3(b) Dual simplex method

The dual simplex method is used when the initial solution is infeasible but optimality conditions are satisfied. The method iteratively improves feasibility while maintaining optimality. It is useful in post-optimality analysis and problems involving changes in constraints.

4(a) Sequencing of n jobs on three machines

Sequencing determines the order of processing jobs to minimize total elapsed time. For three-machine problems, Johnson’s rule is extended by reducing it to a two-machine problem under specific conditions. Proper sequencing improves machine utilization and reduces idle time.

4(b) Critical Path Method (CPM)

CPM is a project scheduling technique used to identify the longest path of activities in a project. This critical path determines the minimum project completion time. CPM involves defining activities, estimating durations, constructing the network, identifying the critical path, and monitoring progress.

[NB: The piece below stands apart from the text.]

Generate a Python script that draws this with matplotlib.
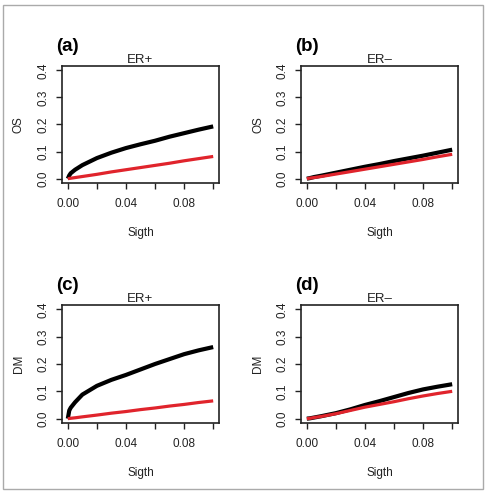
import matplotlib.pyplot as plt
from matplotlib.patches import Rectangle

plt.rcParams['font.family'] = ['Liberation Sans', 'DejaVu Sans']

# threshold values (x axis)
sigth = [0, 0.001, 0.002, 0.005, 0.01, 0.02, 0.03, 0.04, 0.05, 0.06, 0.07, 0.08, 0.09, 0.1]

# OS, ER+
os_pos_black = [0, 0.012, 0.02, 0.033, 0.05, 0.076, 0.096, 0.113, 0.127, 0.14, 0.155, 0.168, 0.181, 0.193]
os_pos_red = [0, 0.0008, 0.0016, 0.004, 0.008, 0.016, 0.025, 0.033, 0.041, 0.049, 0.057, 0.066, 0.074, 0.082]
# OS, ER-
os_neg_black = [0, 0.001, 0.002, 0.006, 0.011, 0.022, 0.033, 0.044, 0.054, 0.065, 0.075, 0.085, 0.096, 0.107]
os_neg_red = [0, 0.001, 0.002, 0.004, 0.008, 0.017, 0.026, 0.035, 0.044, 0.053, 0.062, 0.071, 0.081, 0.09]
# DM, ER+
dm_pos_black = [0, 0.03, 0.04, 0.06, 0.088, 0.12, 0.142, 0.16, 0.18, 0.2, 0.218, 0.236, 0.25, 0.262]
dm_pos_red = [0, 0.0006, 0.0013, 0.003, 0.0065, 0.013, 0.02, 0.026, 0.033, 0.039, 0.046, 0.052, 0.059, 0.065]
# DM, ER-
dm_neg_black = [0, 0.0005, 0.001, 0.004, 0.009, 0.02, 0.034, 0.05, 0.064, 0.079, 0.094, 0.107, 0.117, 0.126]
dm_neg_red = [0, 0.0005, 0.001, 0.004, 0.008, 0.018, 0.03, 0.042, 0.052, 0.062, 0.073, 0.083, 0.092, 0.1]

panels = [
    ('(a)', 'ER+', 'OS', os_pos_black, os_pos_red),
    ('(b)', 'ER\u2013', 'OS', os_neg_black, os_neg_red),
    ('(c)', 'ER+', 'DM', dm_pos_black, dm_pos_red),
    ('(d)', 'ER\u2013', 'DM', dm_neg_black, dm_neg_red),
]

W, H = 488, 494
fig = plt.figure(figsize=(W / 100, H / 100), dpi=100)

# axes boxes in pixels: left, top, right, bottom
boxes = [(62, 66, 219, 183), (301, 66, 458, 183),
         (62, 305, 219, 423), (301, 305, 458, 423)]

for (tag, title, ylab, black, red), (l, t, r, b) in zip(panels, boxes):
    ax = fig.add_axes([l / W, 1 - b / H, (r - l) / W, (b - t) / H])
    ax.plot(sigth, black, color='black', lw=3, solid_capstyle='butt')
    ax.plot(sigth, red, color='#e0242c', lw=2.3, solid_capstyle='butt')
    ax.set_xlim(-0.004, 0.104)
    ax.set_ylim(-0.016, 0.416)
    ax.set_xticks([0, 0.02, 0.04, 0.06, 0.08, 0.1])
    ax.set_xticklabels(['0.00', '', '0.04', '', '0.08', ''])
    ax.set_yticks([0, 0.1, 0.2, 0.3, 0.4])
    ax.set_yticklabels(['0.0', '0.1', '0.2', '0.3', '0.4'], rotation=90, va='center')
    ax.tick_params(direction='out', length=4, width=1, labelsize=8.5, pad=7, colors='#222222')
    ax.tick_params(axis='y', pad=5)
    for s in ax.spines.values():
        s.set_linewidth(1.2)
        s.set_color('#222222')
    ax.set_xlabel('Sigth', fontsize=8.5, labelpad=12, color='#222222')
    ax.set_ylabel(ylab, fontsize=8.5, labelpad=9, color='#222222')
    ax.set_title(title, fontsize=9.5, pad=1, color='#222222')
    ax.text(-0.04, 1.09, tag, transform=ax.transAxes, fontsize=13.5,
            fontweight='bold', ha='left', va='bottom')

# thin grey frame around the whole figure
fig.patches.append(Rectangle((3 / W, 1 - 489 / H), 480 / W, 484 / H,
                             transform=fig.transFigure, fill=False,
                             edgecolor='#aaaaaa', lw=1))

fig.savefig('out.png', dpi=100)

5(a) Queuing system comparison

By analyzing single-channel and multi-channel queuing systems using M/M/S models, performance measures such as average waiting time and queue length are compared. Such analysis helps determine the most efficient service configuration.

5(b) Game theory terminology

Game theory concepts such as pure strategy, mixed strategy, saddle point, dominance, and value of the game help analyze competitive situations. These concepts guide optimal decision-making in conflict scenarios.

6(a) Simulation model

Simulation is the imitation of real-world systems using mathematical or logical models. Its elements include input variables, system logic, random number generation, and output analysis. Simulation is useful when analytical solutions are difficult.

6(b) Dynamic programming algorithm

Dynamic programming algorithms solve multistage decision problems by breaking them into stages and states. Each stage’s decision affects the next stage. This approach ensures optimal decisions at every stage.